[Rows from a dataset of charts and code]
■ ■ ■
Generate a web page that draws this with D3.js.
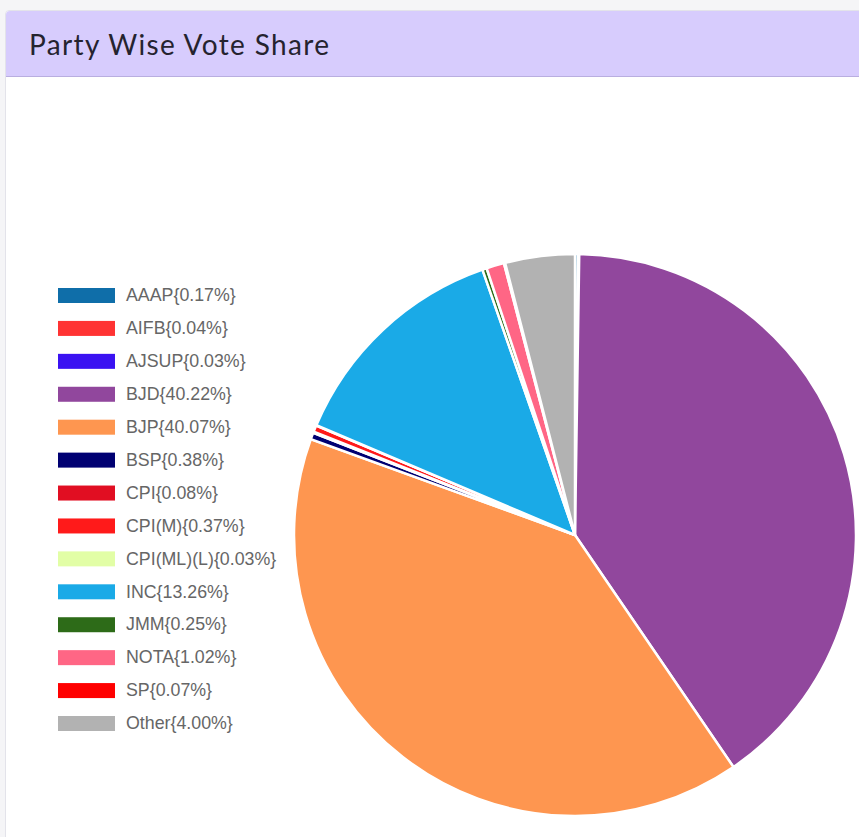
<!DOCTYPE html>
<html>
<head>
<meta charset="utf-8">
<script src="https://cdn.jsdelivr.net/npm/d3@7"></script>
<style>
  body { margin: 0; background: #f5f5f7; overflow: hidden; }
  .card { position: absolute; left: 5px; top: 10px; width: 870px; height: 840px; background: #fff; border: 1px solid #e3e3ea; border-radius: 4px 0 0 0; }
  .card-header { height: 65px; background: #d7ccfd; border-bottom: 1px solid #b9aee0; border-radius: 4px 0 0 0; }
  .card-header h4 { margin: 0; padding-left: 23px; font-family: "Lato", "Noto Sans", sans-serif; font-weight: 400; font-size: 28px; line-height: 66px; color: #25232f; letter-spacing: 1.35px; }
  svg { position: absolute; left: 0; top: 0; }
</style>
</head>
<body>
<div class="card"><div class="card-header"><h4>Party Wise Vote Share</h4></div></div>
<svg id="chart" width="859" height="837"></svg>
<script>
const parties = ["AAAP", "AIFB", "AJSUP", "BJD", "BJP", "BSP", "CPI", "CPI(M)", "CPI(ML)(L)", "INC", "JMM", "NOTA", "SP", "Other"];
const shares = [0.17, 0.04, 0.03, 40.22, 40.07, 0.38, 0.08, 0.37, 0.03, 13.26, 0.25, 1.02, 0.07, 4.00];
const colors = ["#0f6ea9", "#ff3333", "#3a12f2", "#91479d", "#fe9650", "#000072", "#e10e22", "#ff1a1a", "#e2fea6", "#1aaae7", "#2d6b18", "#ff6685", "#ff0000", "#b2b2b2"];

const data = parties.map((p, i) => ({ party: p, share: shares[i] }));

const svg = d3.select("#chart");
const cx = 575, cy = 535, radius = 281;

const color = d3.scaleOrdinal().domain(parties).range(colors);

const pie = d3.pie().sort(null).value(d => d.share);
const arc = d3.arc().innerRadius(0).outerRadius(radius);

svg.append("g")
  .attr("transform", `translate(${cx},${cy})`)
  .selectAll("path")
  .data(pie(data))
  .join("path")
  .attr("d", arc)
  .attr("fill", d => color(d.data.party))
  .attr("stroke", "#fff")
  .attr("stroke-width", 2.5);

// legend
const y = d3.scalePoint().domain(parties).range([295, 723]);

const legend = svg.append("g")
  .selectAll("g")
  .data(data)
  .join("g")
  .attr("transform", d => `translate(58,${y(d.party)})`);

legend.append("rect")
  .attr("x", 0)
  .attr("y", -7)
  .attr("width", 57)
  .attr("height", 15)
  .attr("fill", d => color(d.party));

legend.append("text")
  .attr("x", 68)
  .attr("dy", "0.35em")
  .attr("font-family", "'Liberation Sans', Arial, sans-serif")
  .attr("font-size", 17.8)
  .attr("fill", "#666")
  .text(d => `${d.party}{${d.share.toFixed(2)}%}`);
</script>
</body>
</html>
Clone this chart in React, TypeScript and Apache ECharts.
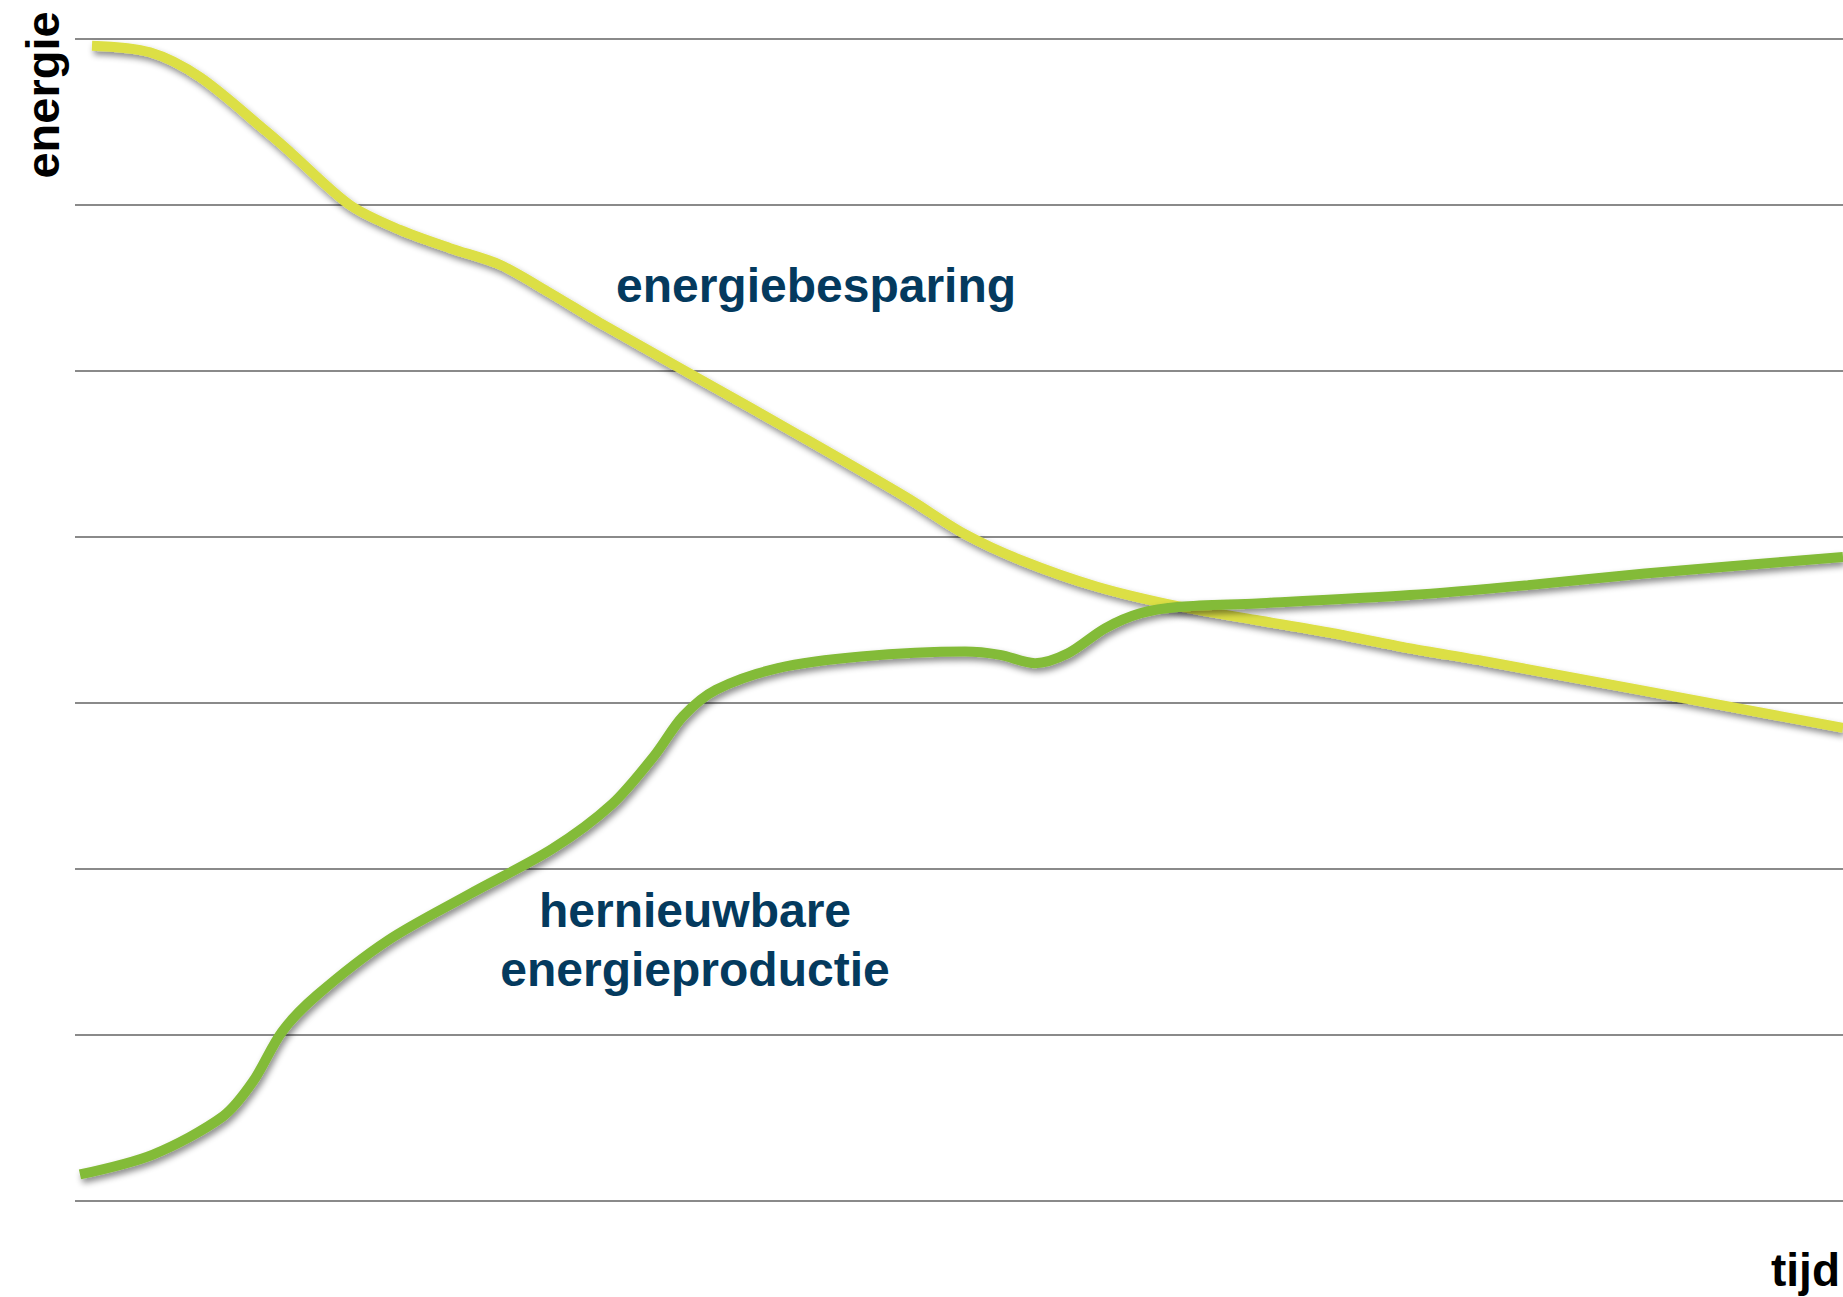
■ ■ ■
What you are asked to do -> Using the records above, retype everything exactly except the pictures.

Solution to this task ->
Generate a web page that draws this with D3.js.
<!DOCTYPE html>
<html>
<head>
<meta charset="utf-8">
<script src="https://cdn.jsdelivr.net/npm/d3@7"></script>
<style>
  body { margin: 0; background: #f5f5f7; overflow: hidden; }
  .card { position: absolute; left: 5px; top: 10px; width: 870px; height: 840px; background: #fff; border: 1px solid #e3e3ea; border-radius: 4px 0 0 0; }
  .card-header { height: 65px; background: #d7ccfd; border-bottom: 1px solid #b9aee0; border-radius: 4px 0 0 0; }
  .card-header h4 { margin: 0; padding-left: 23px; font-family: "Lato", "Noto Sans", sans-serif; font-weight: 400; font-size: 28px; line-height: 66px; color: #25232f; letter-spacing: 1.35px; }
  svg { position: absolute; left: 0; top: 0; }
</style>
</head>
<body>
<div class="card"><div class="card-header"><h4>Party Wise Vote Share</h4></div></div>
<svg id="chart" width="859" height="837"></svg>
<script>
const parties = ["AAAP", "AIFB", "AJSUP", "BJD", "BJP", "BSP", "CPI", "CPI(M)", "CPI(ML)(L)", "INC", "JMM", "NOTA", "SP", "Other"];
const shares = [0.17, 0.04, 0.03, 40.22, 40.07, 0.38, 0.08, 0.37, 0.03, 13.26, 0.25, 1.02, 0.07, 4.00];
const colors = ["#0f6ea9", "#ff3333", "#3a12f2", "#91479d", "#fe9650", "#000072", "#e10e22", "#ff1a1a", "#e2fea6", "#1aaae7", "#2d6b18", "#ff6685", "#ff0000", "#b2b2b2"];

const data = parties.map((p, i) => ({ party: p, share: shares[i] }));

const svg = d3.select("#chart");
const cx = 575, cy = 535, radius = 281;

const color = d3.scaleOrdinal().domain(parties).range(colors);

const pie = d3.pie().sort(null).value(d => d.share);
const arc = d3.arc().innerRadius(0).outerRadius(radius);

svg.append("g")
  .attr("transform", `translate(${cx},${cy})`)
  .selectAll("path")
  .data(pie(data))
  .join("path")
  .attr("d", arc)
  .attr("fill", d => color(d.data.party))
  .attr("stroke", "#fff")
  .attr("stroke-width", 2.5);

// legend
const y = d3.scalePoint().domain(parties).range([295, 723]);

const legend = svg.append("g")
  .selectAll("g")
  .data(data)
  .join("g")
  .attr("transform", d => `translate(58,${y(d.party)})`);

legend.append("rect")
  .attr("x", 0)
  .attr("y", -7)
  .attr("width", 57)
  .attr("height", 15)
  .attr("fill", d => color(d.party));

legend.append("text")
  .attr("x", 68)
  .attr("dy", "0.35em")
  .attr("font-family", "'Liberation Sans', Arial, sans-serif")
  .attr("font-size", 17.8)
  .attr("fill", "#666")
  .text(d => `${d.party}{${d.share.toFixed(2)}%}`);
</script>
</body>
</html>
Clone this chart in React, TypeScript and Apache ECharts.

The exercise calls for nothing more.